Top 5 Things Your Car Knows About You
#48 of 59 A local wreck...
Feb 12, 2013 (7:05 pm)
Several months ago, a woman with a small child, on a very foggy morning, supposedly late taking her child to school, on a rural road, hit a lady turning out onto the road and killed her. She said she was going about 60mph. And she seemed to be saying the lady she hit did a 'rolling stop' in front of her. A few days ago the info from the 'air bag module' in her truck came 'back'. She was going 83mph when she hit the lady she killed. Or just before. It's my understanding these modules retain about the last 10 seconds of driving info.
I have no personal knowledge of this, this info is all from newspaper reports.
#49 of 59 Re: A local wreck... [bolivar]
Feb 13, 2013 (5:16 am)
I think you have it right. Not sure if 10 seconds is the amount of history that is stored, but it's something like that.
#50 of 59 let's see the vehicle logs please
by steve_ HOST
Feb 13, 2013 (2:47 pm)
"The New York Times has mounted a vigorous defense of its negative review of the Tesla Model S and the automaker's Supercharger stations, telling Edmunds "we will not pull our punches when reviewing cars."
The fight between Tesla and The New York Times raises privacy concerns for automakers and car reviewers.
Tesla's computer software in the car effectively allows it to track a reporter's movements in real time."
Fight Between Tesla and New York Times Raises Privacy Concerns
#51 of 59 Re: let's see the vehicle logs please [steve_]
Feb 13, 2013 (4:19 pm)
That is exactly what the tax by the mile system will do with cars. It tracks every mile you drive to be able and charge for miles driven in a given area.
The tax would be based on mileage reports that could be made in a variety of ways, such as via smartphone app or global positioning system technology.
Other states, including Washington, have looked at per-mile charges. A Washington law that would charge electric car owners an annual fee goes into effect in February.
Oregon set up a task force in 2001 and did a pilot study in 2006, which raised privacy concerns — the government could track cars as they use private roads or leave the state.
#53 of 59 Re: the plot thickens [steve_]
Feb 14, 2013 (9:03 am)
The solution is simple.

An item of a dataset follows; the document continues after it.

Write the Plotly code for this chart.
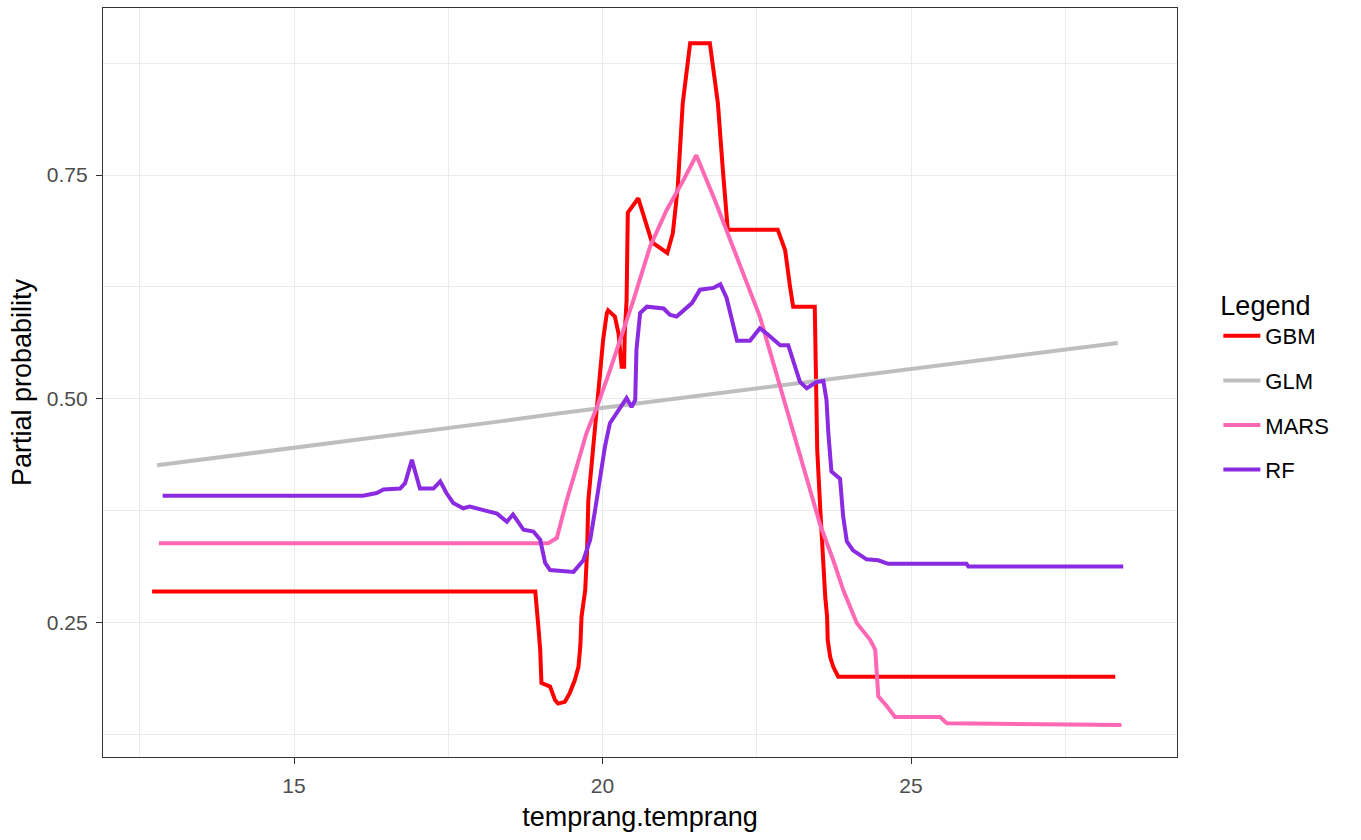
import plotly.graph_objects as go

# ---- data ----
gbm_x = [12.70, 18.91, 18.96, 18.99, 19.01, 19.15, 19.23, 19.28, 19.39, 19.47, 19.55, 19.61,
         19.64, 19.66, 19.72, 19.75, 19.77, 19.82, 19.88, 19.96, 20.01, 20.07, 20.09, 20.20,
         20.26, 20.31, 20.35, 20.36, 20.39, 20.41, 20.58, 20.80, 21.05, 21.14, 21.22, 21.30,
         21.42, 21.74, 21.87, 21.95, 22.03, 22.84, 22.96, 23.04, 23.09, 23.44, 23.46, 23.48,
         23.53, 23.56, 23.57, 23.61, 23.64, 23.65, 23.69, 23.74, 23.82, 28.31]
gbm_y = [0.285, 0.285, 0.246, 0.220, 0.183, 0.179, 0.164, 0.160, 0.162, 0.172, 0.186, 0.201,
         0.224, 0.257, 0.287, 0.331, 0.387, 0.424, 0.480, 0.536, 0.566, 0.596, 0.599, 0.592,
         0.573, 0.536, 0.536, 0.573, 0.610, 0.708, 0.724, 0.675, 0.663, 0.685, 0.737, 0.830,
         0.897, 0.897, 0.830, 0.756, 0.689, 0.689, 0.666, 0.625, 0.603, 0.603, 0.510, 0.443,
         0.376, 0.339, 0.309, 0.279, 0.257, 0.231, 0.212, 0.201, 0.190, 0.190]

glm_x = [12.78, 16.00, 18.34, 19.31, 23.20, 25.63, 28.35]
glm_y = [0.426, 0.454, 0.475, 0.484, 0.518, 0.539, 0.5625]

mars_x = [12.81, 19.12, 19.26, 19.42, 19.58, 19.74, 19.91, 20.12, 20.50, 20.77, 21.04, 21.31,
          21.52, 21.82, 22.55, 22.88, 23.20, 23.53, 23.74, 23.90, 24.12, 24.34, 24.42, 24.47,
          24.61, 24.74, 25.47, 25.58, 28.41]
mars_y = [0.339, 0.339, 0.345, 0.387, 0.424, 0.462, 0.491, 0.532, 0.610, 0.670, 0.711, 0.744,
          0.772, 0.722, 0.592, 0.514, 0.439, 0.359, 0.320, 0.287, 0.250, 0.231, 0.220, 0.168,
          0.157, 0.145, 0.145, 0.138, 0.136]

rf_x = [12.87, 16.12, 16.34, 16.45, 16.72, 16.80, 16.91, 17.04, 17.26, 17.37, 17.47, 17.58,
        17.74, 17.85, 18.07, 18.29, 18.45, 18.55, 18.72, 18.88, 18.99, 19.07, 19.15, 19.53,
        19.69, 19.80, 19.88, 19.96, 20.04, 20.12, 20.23, 20.39, 20.47, 20.53, 20.55, 20.61,
        20.72, 20.99, 21.09, 21.20, 21.45, 21.58, 21.80, 21.91, 22.01, 22.12, 22.18, 22.39,
        22.55, 22.66, 22.88, 23.01, 23.09, 23.20, 23.31, 23.47, 23.58, 23.63, 23.66, 23.71,
        23.85, 23.90, 23.96, 24.06, 24.28, 24.47, 24.63, 25.90, 25.93, 28.44]
rf_y = [0.392, 0.392, 0.395, 0.399, 0.400, 0.406, 0.432, 0.400, 0.400, 0.408, 0.395, 0.384,
        0.378, 0.380, 0.376, 0.372, 0.363, 0.371, 0.354, 0.352, 0.343, 0.317, 0.309, 0.307,
        0.320, 0.343, 0.376, 0.410, 0.447, 0.473, 0.484, 0.501, 0.491, 0.499, 0.555, 0.596,
        0.603, 0.601, 0.594, 0.592, 0.607, 0.622, 0.624, 0.628, 0.613, 0.581, 0.565, 0.565,
        0.579, 0.573, 0.560, 0.560, 0.544, 0.519, 0.512, 0.519, 0.520, 0.499, 0.462, 0.419,
        0.411, 0.369, 0.341, 0.331, 0.321, 0.320, 0.316, 0.316, 0.313, 0.313]

series = [
    ("GBM", gbm_x, gbm_y, "#FF0000"),
    ("GLM", glm_x, glm_y, "#BEBEBE"),
    ("MARS", mars_x, mars_y, "#FF69B4"),
    ("RF", rf_x, rf_y, "#8A2BE2"),
]

FONT = "Liberation Sans, Arial, sans-serif"

fig = go.Figure()
for name, xs, ys, col in series:
    fig.add_trace(go.Scatter(x=xs, y=ys, mode="lines", name=name, legendgroup=name,
                             line=dict(color=col, width=4)))

axis_common = dict(
    showline=True, mirror=True, linecolor="#333333", linewidth=1.3,
    showgrid=True, gridcolor="#EBEBEB", gridwidth=1.3,
    zeroline=False, ticks="outside", ticklen=6, tickwidth=1.2, tickcolor="#333333",
    tickfont=dict(family=FONT, size=21, color="#4D4D4D"),
)

fig.update_layout(
    width=1361, height=840,
    margin=dict(l=103, r=184, t=8, b=83),
    paper_bgcolor="white", plot_bgcolor="white",
    font=dict(family=FONT, color="black"),
    xaxis=dict(range=[11.904, 29.311], tick0=0, dtick=5,
               minor=dict(showgrid=True, dtick=2.5, tick0=0, gridcolor="#EBEBEB", gridwidth=0.8),
               title=dict(text="temprang.temprang", font=dict(family=FONT, size=27, color="black"),
                          standoff=10),
               ticklabelstandoff=4,
               **axis_common),
    yaxis=dict(range=[0.1004, 0.9364], tick0=0, dtick=0.25, tickformat=".2f",
               minor=dict(showgrid=True, dtick=0.125, tick0=0, gridcolor="#EBEBEB", gridwidth=0.8),
               title=dict(text="Partial probability", font=dict(family=FONT, size=27, color="black"),
                          standoff=7),
               ticklabelstandoff=4,
               **axis_common),
    legend=dict(
        title=dict(text="Legend", font=dict(family=FONT, size=27, color="black")),
        font=dict(family=FONT, size=22, color="black"),
        x=1.0385, xanchor="left", y=0.637, yanchor="top",
        itemwidth=37, tracegroupgap=13, bgcolor="rgba(0,0,0,0)",
    ),
    showlegend=True,
)

fig.write_html("out.html")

Use an external speed logging device and compare to what you get out of the Tesla black box. If they match up then Broder's review would be made up of less than accurate reporting. It would not be the first time the NYT has had questionable reporting.
That said the Tesla is not EVER going to be mainstream transportation. They are for fat cats with multiple cars in the stable.

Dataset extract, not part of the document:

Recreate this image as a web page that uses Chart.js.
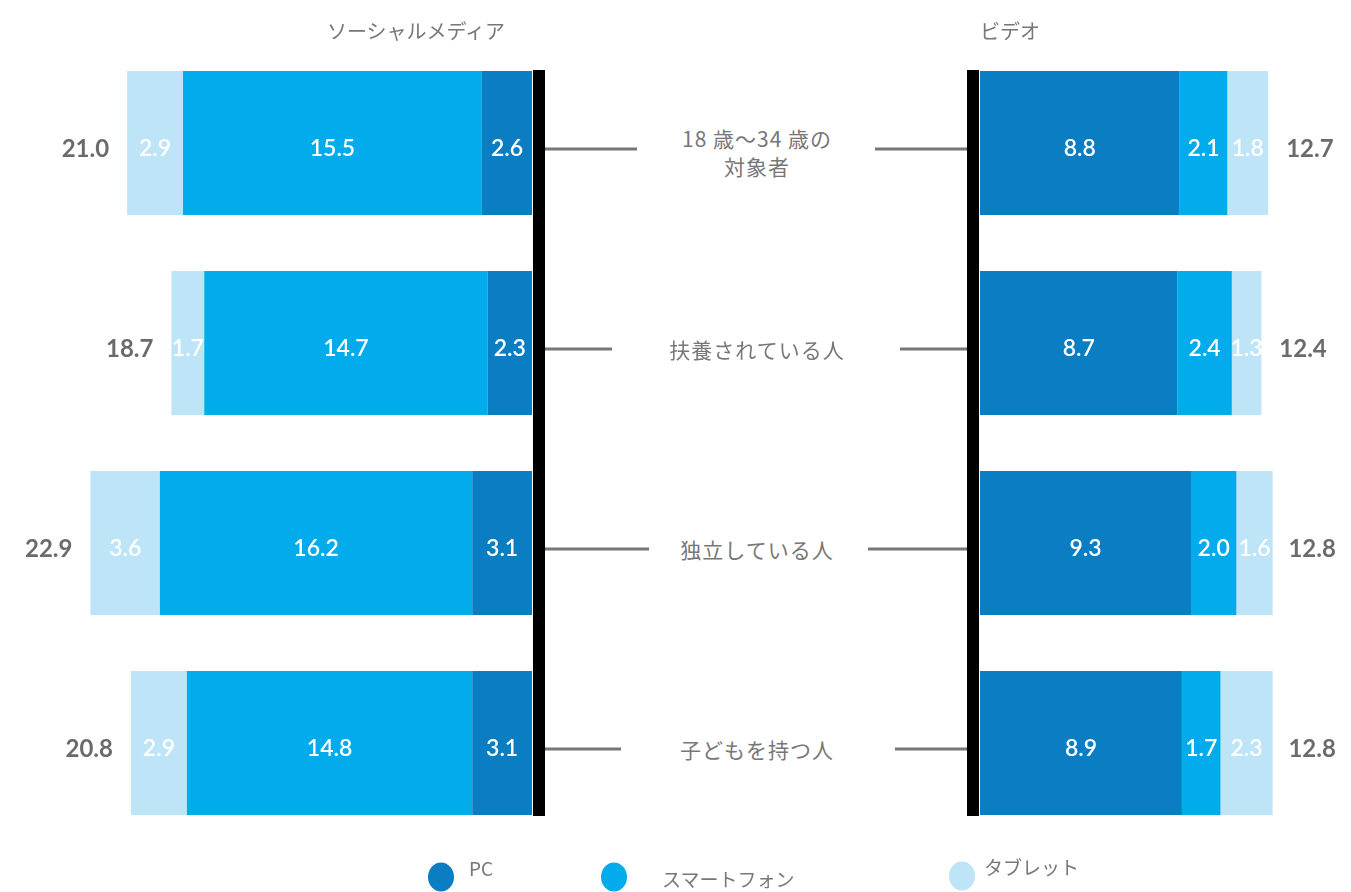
<!DOCTYPE html>
<html lang="ja">
<head>
<meta charset="UTF-8">
<title>ソーシャルメディアとビデオ</title>
<script src="https://cdn.jsdelivr.net/npm/chart.js"></script>
<style>
  body { margin: 0; background: #fff; width: 1351px; height: 892px; position: relative; overflow: hidden;
         font-family: "Noto Sans CJK JP", "Noto Sans", sans-serif; color: #777; }
  canvas { position: absolute; top: 0; }
  #leftChart { left: 0; }
  #rightChart { left: 860px; }
  .title { position: absolute; top: 16px; font-size: 20px; transform: translateX(-50%); white-space: nowrap; }
  .cat { position: absolute; left: 757px; transform: translate(-50%, -50%); font-size: 21px; letter-spacing: 1px;
         text-align: center; line-height: 28px; white-space: nowrap; }
  .legend-dot { position: absolute; width: 26px; height: 29px; border-radius: 50%; transform: translate(-50%, -50%); }
  .legend-txt { position: absolute; font-size: 19px; transform: translateY(-50%); white-space: nowrap; }
</style>
</head>
<body>
<canvas id="leftChart" width="680" height="892"></canvas>
<canvas id="rightChart" width="491" height="892"></canvas>

<div class="title" style="left:416px;">ソーシャルメディア</div>
<div class="title" style="left:1010px;">ビデオ</div>
<div id="cats"></div>

<!-- 凡例 -->
<div class="legend-dot" style="left:441px; top:877px; background:#0b7dc2;"></div>
<div class="legend-txt" style="left:469px; top:867px;">PC</div>
<div class="legend-dot" style="left:614px; top:877px; background:#02abeb;"></div>
<div class="legend-txt" style="left:662px; top:878px;">スマートフォン</div>
<div class="legend-dot" style="left:962px; top:876px; background:#bde4f7;"></div>
<div class="legend-txt" style="left:984px; top:866px;">タブレット</div>

<script>
// データ
const categories = ['18 歳～34 歳の\n対象者', '扶養されている人', '独立している人', '子どもを持つ人'];
const seriesNames = ['PC', 'スマートフォン', 'タブレット'];

const socialPC = [2.6, 2.3, 3.1, 3.1];
const socialPhone = [15.5, 14.7, 16.2, 14.8];
const socialTablet = [2.9, 1.7, 3.6, 2.9];
const socialTotal = [21.0, 18.7, 22.9, 20.8];

const videoPC = [8.8, 8.7, 9.3, 8.9];
const videoPhone = [2.1, 2.4, 2.0, 1.7];
const videoTablet = [1.8, 1.3, 1.6, 2.3];
const videoTotal = [12.7, 12.4, 12.8, 12.8];

// 見た目
const colors = ['#0b7dc2', '#02abeb', '#bde4f7'];
const leftLineLen = [92, 67, 104, 76];
const rightLineLen = [92, 67, 99, 72];
const textDy = 6;

// カテゴリ名
const catBox = document.getElementById('cats');
const catY = [152, 349, 549, 749];
categories.forEach((c, i) => {
    const d = document.createElement('div');
    d.className = 'cat';
    d.style.top = catY[i] + 'px';
    d.innerHTML = c.split('\n').join('<br>');
    catBox.appendChild(d);
});

function makeDatasets(pc, phone, tablet) {
    return [pc, phone, tablet].map((vals, i) => ({
        label: seriesNames[i],
        data: vals,
        backgroundColor: colors[i],
        borderWidth: 0,
        categoryPercentage: 0.72,
        barPercentage: 1.0
    }));
}

// 数値ラベル・黒い軸線・接続線を描く
function labelPlugin(totals, side, lineLen) {
    return {
        id: 'labels_' + side,
        afterDatasetsDraw(chart) {
            const ctx = chart.ctx;
            const area = chart.chartArea;
            const xs = chart.scales.x;
            ctx.save();

            // 各セグメントの値
            ctx.font = '600 23px Lato, "Open Sans", sans-serif';
            ctx.textAlign = 'center';
            ctx.textBaseline = 'middle';
            ctx.fillStyle = '#ffffff';
            chart.data.datasets.forEach((ds, di) => {
                chart.getDatasetMeta(di).data.forEach((bar, j) => {
                    const cx = (bar.x + bar.base) / 2;
                    ctx.fillText(ds.data[j].toFixed(1), cx, bar.y + textDy);
                });
            });

            // 合計値
            ctx.font = '700 24px Lato, "Open Sans", sans-serif';
            ctx.fillStyle = '#6b6b6b';
            const meta0 = chart.getDatasetMeta(0).data;
            totals.forEach((t, j) => {
                const px = xs.getPixelForValue(t);
                const y = meta0[j].y + textDy;
                if (side === 'left') {
                    ctx.textAlign = 'right';
                    ctx.fillText(t.toFixed(1), px - 18, y);
                } else {
                    ctx.textAlign = 'left';
                    ctx.fillText(t.toFixed(1), px + 18, y);
                }
            });

            // 黒い軸線
            const first = meta0[0], last = meta0[meta0.length - 1];
            const top = first.y - first.height / 2 - 1;
            const bottom = last.y + last.height / 2 + 1;
            ctx.fillStyle = '#000';
            if (side === 'left') {
                ctx.fillRect(area.right + 1, top, 12, bottom - top);
            } else {
                ctx.fillRect(area.left - 13, top, 12, bottom - top);
            }

            // 接続線
            ctx.strokeStyle = '#777';
            ctx.lineWidth = 3;
            meta0.forEach((bar, j) => {
                const y = bar.y + textDy;
                ctx.beginPath();
                if (side === 'left') {
                    ctx.moveTo(area.right + 13, y);
                    ctx.lineTo(area.right + 13 + lineLen[j], y);
                } else {
                    ctx.moveTo(area.left - 13, y);
                    ctx.lineTo(area.left - 13 - lineLen[j], y);
                }
                ctx.stroke();
            });
            ctx.restore();
        }
    };
}

function baseOptions(reverse, max, padding) {
    return {
        indexAxis: 'y',
        responsive: false,
        animation: false,
        layout: { padding: padding },
        plugins: { legend: { display: false }, tooltip: { enabled: false } },
        scales: {
            x: { stacked: true, reverse: reverse, min: 0, max: max, display: false },
            y: { stacked: true, display: false }
        }
    };
}

new Chart(document.getElementById('leftChart'), {
    type: 'bar',
    data: { labels: categories, datasets: makeDatasets(socialPC, socialPhone, socialTablet) },
    options: baseOptions(true, 25, { left: 50, right: 148, top: 43, bottom: 49 }),
    plugins: [labelPlugin(socialTotal, 'left', leftLineLen)]
});

new Chart(document.getElementById('rightChart'), {
    type: 'bar',
    data: { labels: categories, datasets: makeDatasets(videoPC, videoPhone, videoTablet) },
    options: baseOptions(false, 16, { left: 120, right: 8, top: 43, bottom: 49 }),
    plugins: [labelPlugin(videoTotal, 'right', rightLineLen)]
});
</script>
</body>
</html>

#54 of 59 Re: the plot thickens [gagrice]
by steve_ HOST
Feb 14, 2013 (10:51 am)
True but mainstream cars already have lots of black box tech. And many are logging more than just the last ten seconds of a sensor reading before a crash I bet.

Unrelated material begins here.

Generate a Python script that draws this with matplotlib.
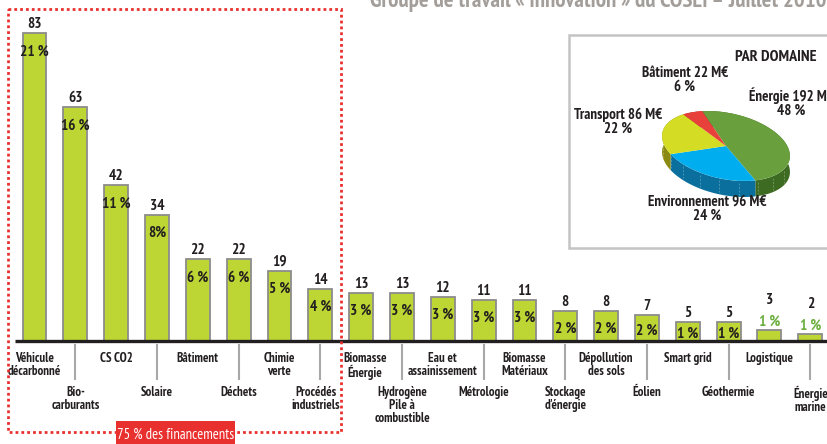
import matplotlib
matplotlib.use("Agg")
import matplotlib.pyplot as plt
from matplotlib.patches import Rectangle
from matplotlib.transforms import Affine2D
import numpy as np

# ---------------- data ----------------
categories = ['Véhicule\ndécarbonné', 'Bio-\ncarburants', 'CS CO2', 'Solaire', 'Bâtiment',
              'Déchets', 'Chimie\nverte', 'Procédés\nindustriels', 'Biomasse\nÉnergie',
              'Hydrogène\nPile à\ncombustible', 'Eau et\nassainissement', 'Métrologie',
              'Biomasse\nMatériaux', "Stockage\nd'énergie", 'Dépollution\ndes sols', 'Éolien',
              'Smart grid', 'Géothermie', 'Logistique', 'Énergie\nmarine']
values = [83, 63, 42, 34, 22, 22, 19, 14, 13, 13, 12, 11, 11, 8, 8, 7, 5, 5, 3, 2]
percent_labels = ['21 %', '16 %', '11 %', '8%', '6 %', '6 %', '5 %', '4 %', '3 %', '3 %',
                  '3 %', '3 %', '3 %', '2 %', '2 %', '2 %', '1 %', '1 %', '1 %', '1 %']

domains = ['Énergie', 'Environnement', 'Transport', 'Bâtiment']
domain_values = [192, 96, 86, 22]
domain_pcts = ['48 %', '24 %', '22 %', '6 %']

title = 'Groupe de travail « Innovation » du COSEI – Juillet 2010'
box_label = '75 % des financements'
pie_title = 'PAR DOMAINE'

# ---------------- style ----------------
W, H = 827, 444
FONT = ['PT Sans Narrow', 'Fira Sans Condensed', 'Barlow Semi Condensed', 'DejaVu Sans']
plt.rcParams['font.family'] = FONT
DARK = '#231f20'
BAR = '#bed633'
BAR_EDGE = '#8c8c8c'
RED = '#e8312f'
GREEN_TXT = '#6aaf3d'

fig = plt.figure(figsize=(W / 100, H / 100), dpi=100)

# bar axes: x unit = 40.83 px, first bar centre at 34.5 px; baseline at 341 px, 3.707 px / unit
XS, X0 = 40.83, 34.5
YS, Y0 = 3.707, 341
ax = fig.add_axes([0, 0, 1, 1])
ax.set_xlim(-X0 / XS, (W - X0) / XS)
ax.set_ylim(-(H - Y0) / YS, Y0 / YS)
ax.axis('off')

x = np.arange(len(values))
ax.bar(x, values, width=0.585, color=BAR, edgecolor=BAR_EDGE, linewidth=1.3, zorder=2)
ax.plot([(15 - X0) / XS, (W - X0) / XS], [0, 0], color=DARK, lw=2.4, zorder=3,
        solid_capstyle='butt')

for i, (v, p) in enumerate(zip(values, percent_labels)):
    h_px = v * YS
    if v >= 4:
        off = min(22, 0.55 * h_px + 5)
        ax.text(i, v + 5 / YS, str(v), ha='center', va='baseline', fontsize=11,
                fontweight='bold', color=DARK, zorder=4)
        ax.text(i, v - off / YS, p, ha='center', va='baseline', fontsize=11,
                fontweight='bold', color=DARK, zorder=4)
    else:
        ax.text(i, v + 26 / YS, str(v), ha='center', va='baseline', fontsize=11,
                fontweight='bold', color=DARK, zorder=4)
        ax.text(i, v + 4 / YS, p, ha='center', va='baseline', fontsize=11,
                fontweight='bold', color=GREEN_TXT, zorder=4)

label_dx = {7: -4, 8: 4}
for i, c in enumerate(categories):
    dx = label_dx.get(i, 0) / XS
    if i % 2 == 0:
        ax.text(i + dx, -11 / YS, c, ha='center', va='top', fontsize=9.3,
                fontweight='bold', color=DARK, linespacing=0.98)
    else:
        ax.plot([i, i], [-4 / YS, -38 / YS], color='#a8a8a8', lw=1.5, zorder=1)
        ax.text(i + dx, -45 / YS, c, ha='center', va='top', fontsize=9.3,
                fontweight='bold', color=DARK, linespacing=0.98)

# ---------------- overlay in pixel coordinates (y downwards) ----------------
axp = fig.add_axes([0, 0, 1, 1])
axp.axis('off')

# title (cut at top)
axp.text(370, 6.5, title, ha='left', va='baseline', fontsize=16.5, fontweight='bold',
         color='#a39e9a')

# red dotted box
axp.add_patch(Rectangle((8, 9.5), 333, 422, fill=False, edgecolor=RED, lw=2.0,
                        linestyle=(0, (1, 1.1)), zorder=5))
axp.add_patch(Rectangle((116, 421), 119, 30, facecolor=RED, edgecolor='none', zorder=6))
axp.text(175.5, 439, box_label, ha='center', va='baseline', fontsize=10.5,
         color='white', zorder=7)

# pie inset frame
axp.add_patch(Rectangle((569, 35), 300, 213, facecolor='white', edgecolor='#c4c4c4',
                        lw=1.8, zorder=1))
axp.text(735, 61, pie_title, ha='left', va='baseline', fontsize=11.5, fontweight='bold',
         color=DARK, zorder=4)

top_colors = ['#6a9f3e', '#00adef', '#d4dc24', '#e8403a']
side_colors = ['#3e6b22', '#0a6f9c', '#8a8a12', '#a02a20']
wedges, _ = axp.pie(domain_values, startangle=118, counterclock=False, colors=top_colors,
                    wedgeprops=dict(linewidth=0))
ell = Affine2D().scale(65, -33).rotate_deg(12).translate(726, 146)
DEPTH = 16
for w, sc in zip(wedges, side_colors):
    w.set_transform(ell + axp.transData)
    w.set_zorder(3)
    t = np.radians(np.linspace(w.theta1, w.theta2, 60))
    arc = ell.transform(np.column_stack([np.cos(t), np.sin(t)]))
    poly = np.vstack([arc, arc[::-1] + [0, DEPTH]])
    axp.fill(poly[:, 0], poly[:, 1], color=sc, lw=0, zorder=2)
    for tt in np.radians(np.arange(np.ceil(w.theta1 / 18) * 18, w.theta2, 18)):
        p = ell.transform([[np.cos(tt), np.sin(tt)]])[0]
        axp.plot([p[0], p[0]], [p[1] + 2, p[1] + DEPTH - 2], color='white', lw=0.5,
                 alpha=0.35, zorder=2.5, linestyle=(0, (3, 2)))

axp.set_aspect('auto')
axp.set_xlim(0, W)
axp.set_ylim(H, 0)

pie_label_pos = [(791, 115), (707.5, 220), (618.5, 133), (685, 91)]
for name, v, p, (lx, ly) in zip(domains, domain_values, domain_pcts, pie_label_pos):
    axp.text(lx, ly, f'{name} {v} M€\n{p}', ha='center', va='baseline', fontsize=10.8,
             fontweight='bold', color=DARK, linespacing=1.0, zorder=4,
             multialignment='center')

fig.savefig('out.png', dpi=100)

#55 of 59 your car is ratting you out
by steve_ HOST
Mar 24, 2013 (12:25 pm)
"Try as you may to protect your privacy while driving, it's only going to get harder. The government is about to mandate installation of black-box accident recorders, a dumbed-down version of those found on airlines — that remember all the critical details leading up to a crash, from your car's speed to whether you were wearing a seat belt. The devices are already built into 96% of new cars.
Plus, automakers are on their way to developing "connected cars" that constantly crank out information about themselves to make driving easier and collisions preventable.
Privacy becomes an issue when data end up in the hands of outsiders who motorists don't suspect have access to it, or when the data are repurposed for reasons beyond those for which they were originally intended."
Tell-all cars put your driving business out in the open (Detroit Free Press)
#56 of 59 Re: your car is ratting you out [steve_]
Mar 24, 2013 (4:46 pm)
Make driving easier...the dumbing down continues.
I am sure law enforcement and the public sector in general can be trusted to behave ethically and responsibly with such data.
And even with such data, the bozos still won't sequence lights properly, just wait.